Legal profession may become tangled in the web

Tuesday, 20 July, 1999 - 22:00
THE emergence of the global knowledge economy and the internetworked society has widespread implications for the legal profession.

Only a few years ago, the majority of Australian lawyers and law firms regarded the net as a fad.

Today, internet technology is not only impacting upon how lawyers conduct their business but is mounting challenges to the law itself.

In the near future there will be nowhere for the digitally homeless lawyer to hide.

As the old economy makes way for the new, it is becoming clear that the very basics of transactions, systems of distribution, legal boundaries, definitions of ownership, the taxation system and our ownership system are being challenged.

One by one the raft of systems, regulations and methodologies we have put in place to make our economy work are being tested.

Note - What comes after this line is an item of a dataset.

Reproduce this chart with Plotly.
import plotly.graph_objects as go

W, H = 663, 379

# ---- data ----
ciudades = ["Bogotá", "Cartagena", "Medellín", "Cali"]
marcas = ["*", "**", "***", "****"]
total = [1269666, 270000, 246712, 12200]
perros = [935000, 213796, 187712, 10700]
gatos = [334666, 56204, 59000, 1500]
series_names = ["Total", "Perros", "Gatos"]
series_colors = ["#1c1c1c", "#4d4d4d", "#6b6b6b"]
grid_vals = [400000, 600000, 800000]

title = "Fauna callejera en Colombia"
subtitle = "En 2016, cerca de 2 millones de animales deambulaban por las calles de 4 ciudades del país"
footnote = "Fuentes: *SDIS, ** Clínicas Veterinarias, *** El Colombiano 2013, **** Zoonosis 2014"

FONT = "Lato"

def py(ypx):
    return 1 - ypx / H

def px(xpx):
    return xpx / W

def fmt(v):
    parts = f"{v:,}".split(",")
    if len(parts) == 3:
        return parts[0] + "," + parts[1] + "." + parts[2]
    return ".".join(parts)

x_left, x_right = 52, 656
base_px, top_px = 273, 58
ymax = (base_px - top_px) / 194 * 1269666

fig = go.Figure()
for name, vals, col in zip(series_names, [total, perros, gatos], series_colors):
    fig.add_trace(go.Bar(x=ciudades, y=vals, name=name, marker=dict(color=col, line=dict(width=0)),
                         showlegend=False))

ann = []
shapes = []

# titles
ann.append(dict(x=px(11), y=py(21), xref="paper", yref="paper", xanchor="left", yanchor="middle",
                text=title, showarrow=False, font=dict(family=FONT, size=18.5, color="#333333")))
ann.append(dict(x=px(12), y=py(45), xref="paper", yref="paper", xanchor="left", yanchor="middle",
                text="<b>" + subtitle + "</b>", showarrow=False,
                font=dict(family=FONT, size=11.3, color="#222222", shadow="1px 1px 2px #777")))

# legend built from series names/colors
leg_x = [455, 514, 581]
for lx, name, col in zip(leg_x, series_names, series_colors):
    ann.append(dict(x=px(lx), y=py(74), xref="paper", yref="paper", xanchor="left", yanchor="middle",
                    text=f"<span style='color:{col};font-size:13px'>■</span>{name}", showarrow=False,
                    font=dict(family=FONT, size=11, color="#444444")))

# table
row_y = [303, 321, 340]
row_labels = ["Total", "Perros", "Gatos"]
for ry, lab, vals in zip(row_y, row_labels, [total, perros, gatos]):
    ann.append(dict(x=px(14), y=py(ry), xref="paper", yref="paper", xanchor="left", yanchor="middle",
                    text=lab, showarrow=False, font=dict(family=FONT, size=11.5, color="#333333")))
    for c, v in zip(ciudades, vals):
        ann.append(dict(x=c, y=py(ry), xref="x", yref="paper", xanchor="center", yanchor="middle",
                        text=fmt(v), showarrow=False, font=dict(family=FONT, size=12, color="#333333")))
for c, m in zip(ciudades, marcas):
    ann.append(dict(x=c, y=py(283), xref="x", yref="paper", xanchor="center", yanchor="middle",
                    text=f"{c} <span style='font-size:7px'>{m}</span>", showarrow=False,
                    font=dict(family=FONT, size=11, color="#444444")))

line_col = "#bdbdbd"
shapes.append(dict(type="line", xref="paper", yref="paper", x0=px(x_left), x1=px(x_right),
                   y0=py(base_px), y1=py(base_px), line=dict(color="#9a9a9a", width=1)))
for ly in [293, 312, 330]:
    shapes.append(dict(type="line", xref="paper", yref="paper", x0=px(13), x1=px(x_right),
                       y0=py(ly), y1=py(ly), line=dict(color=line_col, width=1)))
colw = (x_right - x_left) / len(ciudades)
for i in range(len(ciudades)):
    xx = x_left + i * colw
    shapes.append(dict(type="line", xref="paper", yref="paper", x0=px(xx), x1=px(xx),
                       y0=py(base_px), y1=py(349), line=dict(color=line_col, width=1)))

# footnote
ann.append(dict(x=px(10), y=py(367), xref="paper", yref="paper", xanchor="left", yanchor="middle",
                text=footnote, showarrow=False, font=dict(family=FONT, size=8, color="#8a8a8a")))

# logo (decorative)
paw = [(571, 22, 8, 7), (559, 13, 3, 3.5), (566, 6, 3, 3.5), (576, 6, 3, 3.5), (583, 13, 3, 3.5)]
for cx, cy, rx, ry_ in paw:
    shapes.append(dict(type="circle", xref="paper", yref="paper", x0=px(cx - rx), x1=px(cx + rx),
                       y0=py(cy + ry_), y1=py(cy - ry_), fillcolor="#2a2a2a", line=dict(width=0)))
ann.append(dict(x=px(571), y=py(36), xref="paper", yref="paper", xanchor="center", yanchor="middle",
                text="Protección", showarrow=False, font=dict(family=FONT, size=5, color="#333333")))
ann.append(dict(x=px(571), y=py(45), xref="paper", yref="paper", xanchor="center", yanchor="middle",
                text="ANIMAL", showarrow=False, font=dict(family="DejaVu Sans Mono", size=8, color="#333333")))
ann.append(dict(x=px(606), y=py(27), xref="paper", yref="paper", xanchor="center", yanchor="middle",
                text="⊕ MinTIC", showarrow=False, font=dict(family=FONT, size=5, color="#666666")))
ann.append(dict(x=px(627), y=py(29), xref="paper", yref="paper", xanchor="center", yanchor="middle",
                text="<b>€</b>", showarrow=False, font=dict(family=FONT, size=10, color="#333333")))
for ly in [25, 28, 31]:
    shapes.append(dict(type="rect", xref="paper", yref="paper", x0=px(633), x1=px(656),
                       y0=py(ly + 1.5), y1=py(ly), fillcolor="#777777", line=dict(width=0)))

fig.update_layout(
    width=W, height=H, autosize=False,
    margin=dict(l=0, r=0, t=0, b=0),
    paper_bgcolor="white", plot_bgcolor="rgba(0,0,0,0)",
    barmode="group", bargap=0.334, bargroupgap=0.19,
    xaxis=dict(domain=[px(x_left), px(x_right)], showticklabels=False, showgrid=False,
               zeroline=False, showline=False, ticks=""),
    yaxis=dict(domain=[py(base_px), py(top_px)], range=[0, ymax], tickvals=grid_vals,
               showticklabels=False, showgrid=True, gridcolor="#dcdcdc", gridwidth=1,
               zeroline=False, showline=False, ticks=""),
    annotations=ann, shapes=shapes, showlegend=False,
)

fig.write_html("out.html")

Many are being found wanting. Many or most need to be amended. Some need to be discarded altogether as we develop new rules, new ways and new models.

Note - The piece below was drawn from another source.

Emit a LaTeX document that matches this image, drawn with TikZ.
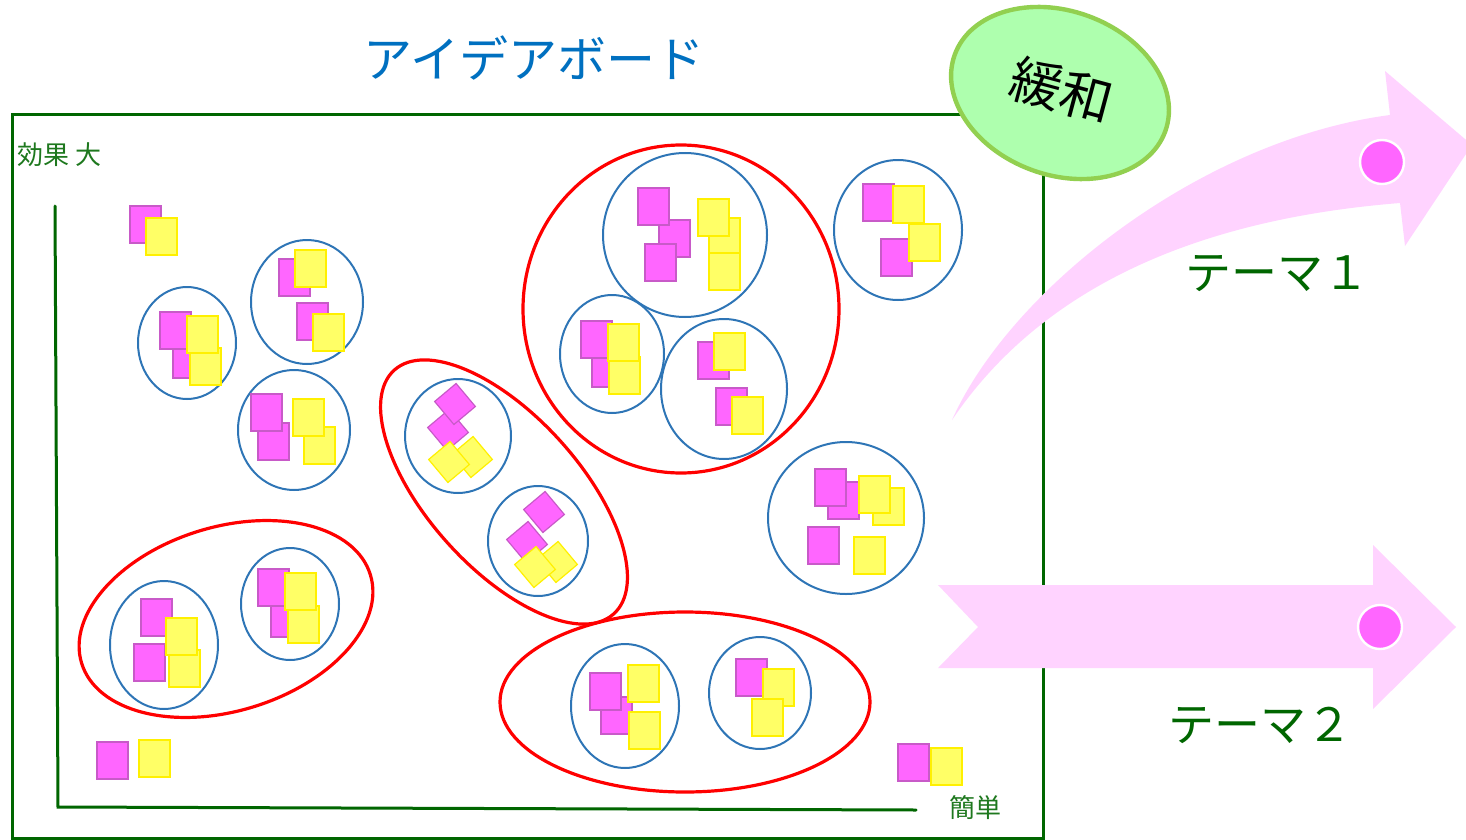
\documentclass[tikz,border=0pt]{standalone}
\usepackage{fontspec}
\setmainfont{Noto Sans CJK JP}
\newfontfamily\cjk{Noto Sans CJK JP}
\definecolor{mfill}{RGB}{255,102,255}
\definecolor{mdraw}{RGB}{200,90,200}
\definecolor{yfill}{RGB}{255,255,102}
\definecolor{ydraw}{RGB}{255,240,0}
\definecolor{ringblue}{RGB}{46,117,182}
\definecolor{boardgreen}{RGB}{0,102,0}
\definecolor{labelgreen}{RGB}{30,120,30}
\definecolor{titleblue}{RGB}{0,112,192}
\definecolor{arrowpink}{RGB}{255,211,255}
\definecolor{calmfill}{RGB}{174,255,174}
\definecolor{calmdraw}{RGB}{146,208,80}
\tikzset{
  mnote/.style={fill=mfill, draw=mdraw, line width=0.6pt},
  ynote/.style={fill=yfill, draw=ydraw, line width=0.6pt},
  bluering/.style={draw=ringblue, line width=1pt},
  redring/.style={draw=red, line width=1.6pt},
  boardframe/.style={draw=boardgreen, line width=1.5pt},
  axisline/.style={draw=boardgreen, line width=1.5pt, line cap=round},
  pinkarrow/.style={fill=arrowpink, draw=none},
  dotmark/.style={circle, fill=mfill, draw=white, line width=1.2pt, minimum size=22pt, inner sep=0pt},
}
\newcommand\Mnote[2]{\draw[mnote] (#1,#2) rectangle ++(31,37);}
\newcommand\Ynote[2]{\draw[ynote] (#1,#2) rectangle ++(31,37);}
\newcommand\Mdia[2]{\draw[mnote,shift={(#1,#2)},rotate=40] (-14,-15) rectangle (14,15);}
\newcommand\Ydia[2]{\draw[ynote,shift={(#1,#2)},rotate=40] (-14,-15) rectangle (14,15);}
\newcommand\Bring[4]{\draw[bluering] (#1,#2) ellipse [x radius=#3, y radius=#4];}
\begin{document}
\begin{tikzpicture}[x=0.5pt,y=-0.5pt]
\useasboundingbox (0,0) rectangle (1466,840);
\clip (0,0) rectangle (1466,840);

% board
\draw[boardframe] (12,115) rectangle (1043,838);
\coordinate (ytop) at (55,206);
\coordinate (origin) at (58,807);
\coordinate (xend) at (916,810);
\draw[axisline] (ytop) -- (origin) -- (xend);

% lone notes
\Mnote{130}{206}\Ynote{146}{218}
\Mnote{97}{742}\Ynote{139}{740}
\Mnote{898}{744}\Ynote{931}{748}

% circle A
\Bring{187}{343}{49}{56}
\Mnote{173}{341}\Mnote{160}{312}\Ynote{190}{348}\Ynote{187}{316}
% circle B
\Bring{307}{302}{56}{62}
\Mnote{279}{259}\Ynote{295}{250}\Mnote{297}{303}\Ynote{313}{314}
% circle C
\Bring{294}{430}{56}{60}
\Mnote{258}{423}\Mnote{251}{394}\Ynote{304}{427}\Ynote{293}{399}

% diamond group
\draw[redring, rotate around={-48:(504,492)}] (504,492) ellipse [x radius=164, y radius=76];
\Bring{458}{436}{53}{57}
\Mdia{448}{430}\Mdia{455}{404}\Ydia{472}{457}\Ydia{449}{462}
\Bring{538}{541}{50}{55}
\Mdia{527}{542}\Mdia{544}{512}\Ydia{557}{562}\Ydia{535}{567}

% big red group
\draw[redring] (681,309) ellipse [x radius=158, y radius=164];
\Bring{685}{235}{82}{82}
\Mnote{659}{220}\Mnote{638}{188}\Mnote{645}{244}\Ynote{709}{218}\Ynote{709}{253}\Ynote{698}{199}
\Bring{612}{354}{52}{59}
\Mnote{592}{350}\Mnote{581}{321}\Ynote{609}{357}\Ynote{608}{324}
\Bring{724}{389}{63}{70}
\Mnote{698}{342}\Ynote{714}{333}\Mnote{716}{388}\Ynote{732}{397}

% right circles
\Bring{898}{230}{64}{70}
\Mnote{863}{184}\Ynote{893}{186}\Mnote{881}{239}\Ynote{909}{224}
\Bring{846}{518}{78}{76}
\Mnote{828}{482}\Mnote{815}{469}\Ynote{873}{488}\Ynote{859}{476}\Mnote{808}{527}\Ynote{854}{537}

% lower-left group
\draw[redring, rotate around={17:(226,619)}] (226,619) ellipse [x radius=151, y radius=92];
\Bring{164}{645}{54}{64}
\Mnote{141}{599}\Mnote{134}{644}\Ynote{169}{650}\Ynote{166}{618}
\Bring{290}{604}{49}{56}
\Mnote{271}{600}\Mnote{258}{569}\Ynote{288}{606}\Ynote{285}{573}

% bottom group
\draw[redring] (685,702) ellipse [x radius=185, y radius=90];
\Bring{625}{706}{54}{62}
\Mnote{601}{697}\Mnote{590}{673}\Ynote{628}{665}\Ynote{629}{712}
\Bring{760}{693}{51}{56}
\Mnote{736}{659}\Ynote{763}{669}\Ynote{752}{699}

% labels on board
\node[anchor=west, text=labelgreen, font=\cjk\fontsize{13}{15}\selectfont, inner sep=0pt] (effect) at (17,155) {効果 大};
\node[text=labelgreen, font=\cjk\fontsize{13}{15}\selectfont, inner sep=0pt] (easy) at (975,808) {簡単};
\node[text=titleblue, font=\cjk\fontsize{24.5}{28}\selectfont, inner sep=0pt] (title) at (534,58) {アイデアボード};

% calm ellipse
\draw[fill=calmfill, draw=calmdraw, line width=2.2pt, rotate around={-20:(1060,93)}] (1060,93) ellipse [x radius=112, y radius=82];
\node[rotate=-15, font=\cjk\fontsize{26}{30}\selectfont, inner sep=0pt] (calm) at (1062,90) {緩和};

% curved arrow (theme 1)
\fill[pinkarrow] (952,420) .. controls (1010,290) and (1200,140) .. (1390,115)
  -- (1385,71) -- (1472,145) -- (1405,246) -- (1400,203)
  .. controls (1250,215) and (1060,260) .. (952,420) -- cycle;
\node[dotmark] (dot1) at (1382,162) {};
\node[text=boardgreen, font=\cjk\fontsize{23}{27}\selectfont, inner sep=0pt] (theme1) at (1277,274) {テーマ１};

% straight arrow (theme 2)
\fill[pinkarrow] (938,585) -- (1373,585) -- (1373,545) -- (1456,627) -- (1373,709)
  -- (1373,668) -- (938,668) -- (978,627) -- cycle;
\node[dotmark] (dot2) at (1380,627) {};
\node[text=boardgreen, font=\cjk\fontsize{23}{27}\selectfont, inner sep=0pt] (theme2) at (1260,725) {テーマ２};
\end{tikzpicture}
\end{document}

Legal systems are based upon jurisdictions and are by their nature quite territorial. The revolution in human activity being spawned by the net has very little regard for individual jurisdictions.

During the first decade of the new millennium more than a billion people will be regularly publishing, conducting transactions and entering into a myriad of contracts every year via the net.

As this awesome volume of cross-jurisdictional activity multiplies, certain fundamental questions will be increasingly on the lips of traders, professionals and consumers alike:

• Which legal context takes precedence?

• Which laws apply?

• Who can be trusted?

• How can the law be enforced?

• How will disputes be resolved?

There is no system of international law to provide the security that many are looking for. When lawyers and legislators speak of ‘international law’ they generally refer to two types of legal system, which are known as public international law and private international law.

Public international law consists of a mass of multilateral and bilateral treaties and conventions among nations on a diverse range of issues.

Private international law is not international in a strict sense, as it focuses on those parts of national laws which deal with the application of foreign legal principles in a national court. Neither will provide adequate answers for the globally internetworked economy.

In Australia, underpinning the old economy is a vast body of common law. In addition, we own a substantial investment in statute law established over more than a century.

The modernisation of the law to cope with the IT revolution has been underway for some years.

However, the arrival of the internet is placing new and additional pressures on areas including intellectual property, copyright, patents, licensing and common law trade marks, contract law, data protection, privacy and freedom of information issues, negligence and censorship.

The legal profession can take solace that even in the midst of the most fundamental of technological revolutions a significant proportion of the status quo is preserved.